>> Start Stored data
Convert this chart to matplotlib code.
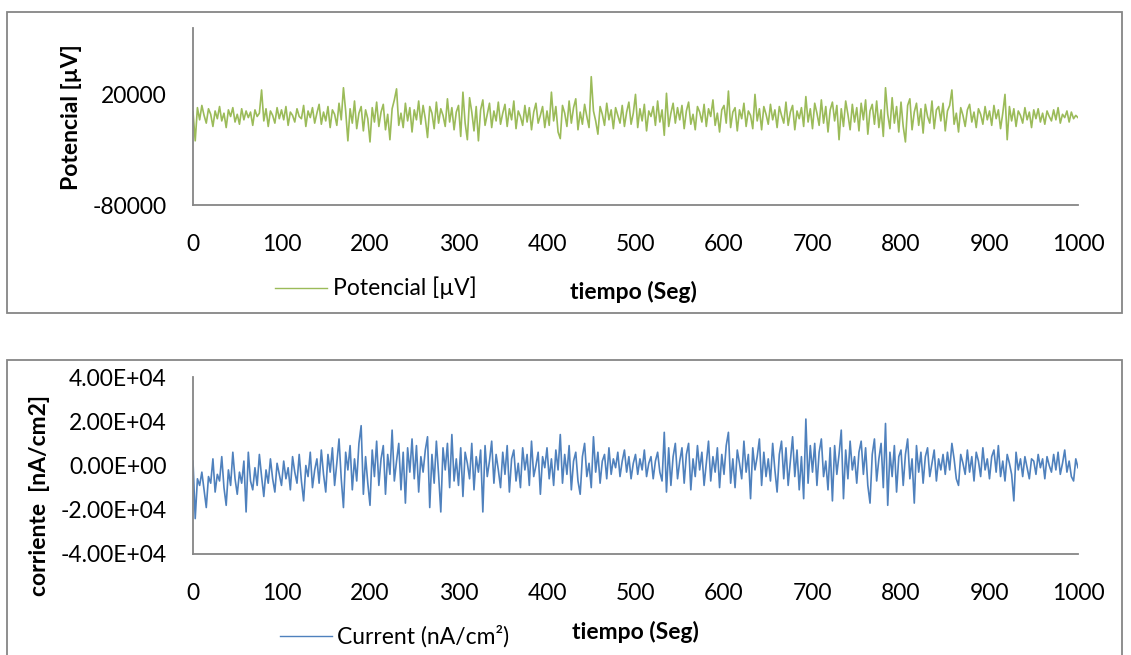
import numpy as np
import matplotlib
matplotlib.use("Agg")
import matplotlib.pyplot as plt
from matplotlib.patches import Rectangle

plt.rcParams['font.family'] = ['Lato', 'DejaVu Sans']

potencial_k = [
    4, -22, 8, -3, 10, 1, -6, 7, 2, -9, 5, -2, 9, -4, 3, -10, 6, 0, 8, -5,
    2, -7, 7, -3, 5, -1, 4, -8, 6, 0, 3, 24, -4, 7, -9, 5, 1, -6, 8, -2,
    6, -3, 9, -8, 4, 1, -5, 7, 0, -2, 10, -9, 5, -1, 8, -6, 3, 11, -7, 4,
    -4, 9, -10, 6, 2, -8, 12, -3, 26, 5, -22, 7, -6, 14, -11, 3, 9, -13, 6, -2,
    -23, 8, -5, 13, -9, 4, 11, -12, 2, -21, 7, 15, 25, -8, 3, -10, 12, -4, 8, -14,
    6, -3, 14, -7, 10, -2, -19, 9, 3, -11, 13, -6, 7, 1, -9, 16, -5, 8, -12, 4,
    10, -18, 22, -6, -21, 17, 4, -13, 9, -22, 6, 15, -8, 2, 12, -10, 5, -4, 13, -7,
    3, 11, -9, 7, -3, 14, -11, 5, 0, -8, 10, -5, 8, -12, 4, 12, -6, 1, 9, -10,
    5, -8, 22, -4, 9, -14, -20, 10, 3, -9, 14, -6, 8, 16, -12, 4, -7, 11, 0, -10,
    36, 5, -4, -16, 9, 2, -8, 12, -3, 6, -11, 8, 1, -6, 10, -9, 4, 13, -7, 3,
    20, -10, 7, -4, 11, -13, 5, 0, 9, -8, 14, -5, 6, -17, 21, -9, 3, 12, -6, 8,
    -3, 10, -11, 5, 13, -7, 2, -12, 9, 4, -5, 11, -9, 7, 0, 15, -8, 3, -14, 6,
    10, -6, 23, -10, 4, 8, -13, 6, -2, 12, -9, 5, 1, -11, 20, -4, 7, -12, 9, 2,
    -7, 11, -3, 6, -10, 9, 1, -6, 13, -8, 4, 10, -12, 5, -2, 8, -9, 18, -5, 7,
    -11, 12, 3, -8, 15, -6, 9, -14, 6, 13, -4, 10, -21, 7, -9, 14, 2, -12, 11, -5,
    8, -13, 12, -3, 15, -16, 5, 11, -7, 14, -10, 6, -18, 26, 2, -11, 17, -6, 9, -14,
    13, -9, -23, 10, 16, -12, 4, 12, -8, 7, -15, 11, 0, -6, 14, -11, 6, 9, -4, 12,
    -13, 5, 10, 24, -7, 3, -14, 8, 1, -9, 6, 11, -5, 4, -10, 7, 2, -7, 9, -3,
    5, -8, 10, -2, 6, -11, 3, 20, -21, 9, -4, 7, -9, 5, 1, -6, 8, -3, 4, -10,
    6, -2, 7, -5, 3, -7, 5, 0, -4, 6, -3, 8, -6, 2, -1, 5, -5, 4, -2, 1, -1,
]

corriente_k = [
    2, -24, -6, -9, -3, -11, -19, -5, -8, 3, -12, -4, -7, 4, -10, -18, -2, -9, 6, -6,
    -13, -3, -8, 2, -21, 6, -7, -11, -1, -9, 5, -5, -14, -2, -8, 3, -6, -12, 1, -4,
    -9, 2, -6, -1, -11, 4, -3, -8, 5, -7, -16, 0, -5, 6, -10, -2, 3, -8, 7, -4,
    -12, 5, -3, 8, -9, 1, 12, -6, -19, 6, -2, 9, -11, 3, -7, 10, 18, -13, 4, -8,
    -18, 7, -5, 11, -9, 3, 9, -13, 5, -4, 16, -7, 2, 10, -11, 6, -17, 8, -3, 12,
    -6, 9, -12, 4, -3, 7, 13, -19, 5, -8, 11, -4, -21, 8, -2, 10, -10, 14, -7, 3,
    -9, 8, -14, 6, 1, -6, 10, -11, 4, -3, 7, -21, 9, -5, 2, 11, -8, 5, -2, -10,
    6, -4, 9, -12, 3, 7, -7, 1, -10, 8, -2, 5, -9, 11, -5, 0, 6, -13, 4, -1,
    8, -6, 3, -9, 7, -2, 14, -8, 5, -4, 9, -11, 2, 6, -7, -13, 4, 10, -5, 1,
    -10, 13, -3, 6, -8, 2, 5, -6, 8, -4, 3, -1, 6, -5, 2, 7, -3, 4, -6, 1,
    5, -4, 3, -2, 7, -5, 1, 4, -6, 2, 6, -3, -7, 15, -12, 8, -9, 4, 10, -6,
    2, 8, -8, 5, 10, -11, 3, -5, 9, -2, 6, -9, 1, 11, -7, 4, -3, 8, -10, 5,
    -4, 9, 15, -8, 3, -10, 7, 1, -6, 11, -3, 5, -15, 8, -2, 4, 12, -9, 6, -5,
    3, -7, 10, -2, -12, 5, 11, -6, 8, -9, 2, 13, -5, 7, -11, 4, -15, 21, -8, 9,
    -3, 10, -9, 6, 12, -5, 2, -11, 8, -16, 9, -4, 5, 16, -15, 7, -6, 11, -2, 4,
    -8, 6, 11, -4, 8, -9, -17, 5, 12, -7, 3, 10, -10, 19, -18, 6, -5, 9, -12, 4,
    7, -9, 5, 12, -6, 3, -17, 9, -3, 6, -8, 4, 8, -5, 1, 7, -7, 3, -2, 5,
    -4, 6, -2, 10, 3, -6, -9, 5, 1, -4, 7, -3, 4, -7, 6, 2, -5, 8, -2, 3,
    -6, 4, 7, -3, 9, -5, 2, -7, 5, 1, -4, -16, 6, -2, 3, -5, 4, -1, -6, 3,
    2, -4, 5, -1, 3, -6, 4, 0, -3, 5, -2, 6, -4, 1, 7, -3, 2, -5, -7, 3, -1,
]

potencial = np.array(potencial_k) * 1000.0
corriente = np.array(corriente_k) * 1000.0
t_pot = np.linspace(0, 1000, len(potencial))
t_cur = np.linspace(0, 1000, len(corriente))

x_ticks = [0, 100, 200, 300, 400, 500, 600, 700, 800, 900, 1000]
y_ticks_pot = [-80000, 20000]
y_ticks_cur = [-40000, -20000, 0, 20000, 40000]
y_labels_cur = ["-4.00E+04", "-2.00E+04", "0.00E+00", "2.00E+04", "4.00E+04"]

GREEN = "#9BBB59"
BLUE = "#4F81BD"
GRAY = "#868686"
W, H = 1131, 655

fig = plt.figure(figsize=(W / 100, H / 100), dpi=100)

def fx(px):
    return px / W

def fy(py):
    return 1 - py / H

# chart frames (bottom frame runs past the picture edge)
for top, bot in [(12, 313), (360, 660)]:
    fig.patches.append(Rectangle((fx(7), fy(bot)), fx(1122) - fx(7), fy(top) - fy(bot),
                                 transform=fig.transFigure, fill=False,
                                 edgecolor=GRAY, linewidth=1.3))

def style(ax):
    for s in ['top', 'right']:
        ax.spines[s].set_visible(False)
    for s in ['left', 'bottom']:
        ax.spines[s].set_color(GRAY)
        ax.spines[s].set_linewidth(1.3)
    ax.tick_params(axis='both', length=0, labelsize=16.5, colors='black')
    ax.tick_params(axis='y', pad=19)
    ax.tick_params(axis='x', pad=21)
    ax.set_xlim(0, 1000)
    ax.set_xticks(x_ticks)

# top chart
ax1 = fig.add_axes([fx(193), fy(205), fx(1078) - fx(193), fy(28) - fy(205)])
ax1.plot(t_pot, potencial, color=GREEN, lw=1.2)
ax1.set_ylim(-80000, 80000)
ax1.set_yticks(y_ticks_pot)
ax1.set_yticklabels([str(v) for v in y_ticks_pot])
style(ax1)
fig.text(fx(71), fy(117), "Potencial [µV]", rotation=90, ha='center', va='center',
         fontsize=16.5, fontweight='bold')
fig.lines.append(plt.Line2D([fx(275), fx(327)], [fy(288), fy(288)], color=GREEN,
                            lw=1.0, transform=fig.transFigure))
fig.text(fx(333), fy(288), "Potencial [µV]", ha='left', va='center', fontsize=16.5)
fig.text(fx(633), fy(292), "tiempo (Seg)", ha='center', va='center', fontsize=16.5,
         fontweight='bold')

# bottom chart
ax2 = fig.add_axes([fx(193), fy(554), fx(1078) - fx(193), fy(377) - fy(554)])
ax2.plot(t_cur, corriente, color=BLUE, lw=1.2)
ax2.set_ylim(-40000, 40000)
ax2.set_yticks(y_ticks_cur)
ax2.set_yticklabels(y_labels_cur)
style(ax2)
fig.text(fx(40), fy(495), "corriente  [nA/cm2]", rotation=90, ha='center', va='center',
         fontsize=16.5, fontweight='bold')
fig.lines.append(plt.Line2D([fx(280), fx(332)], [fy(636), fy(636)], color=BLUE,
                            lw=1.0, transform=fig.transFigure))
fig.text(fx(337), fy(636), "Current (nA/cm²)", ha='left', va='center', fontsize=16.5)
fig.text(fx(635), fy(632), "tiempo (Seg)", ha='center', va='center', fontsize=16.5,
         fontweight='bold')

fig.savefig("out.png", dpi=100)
>> End Stored data
» Exercise aim
Starting with the first line of the data above and ending with the line containing "plt.rcParams['font.family'] = ['Lato', 'DejaVu", please restate every line exactly, leaving images out.

» The reply
Convert this chart to matplotlib code.
import numpy as np
import matplotlib
matplotlib.use("Agg")
import matplotlib.pyplot as plt
from matplotlib.patches import Rectangle

plt.rcParams['font.family'] = ['Lato', 'DejaVu Sans']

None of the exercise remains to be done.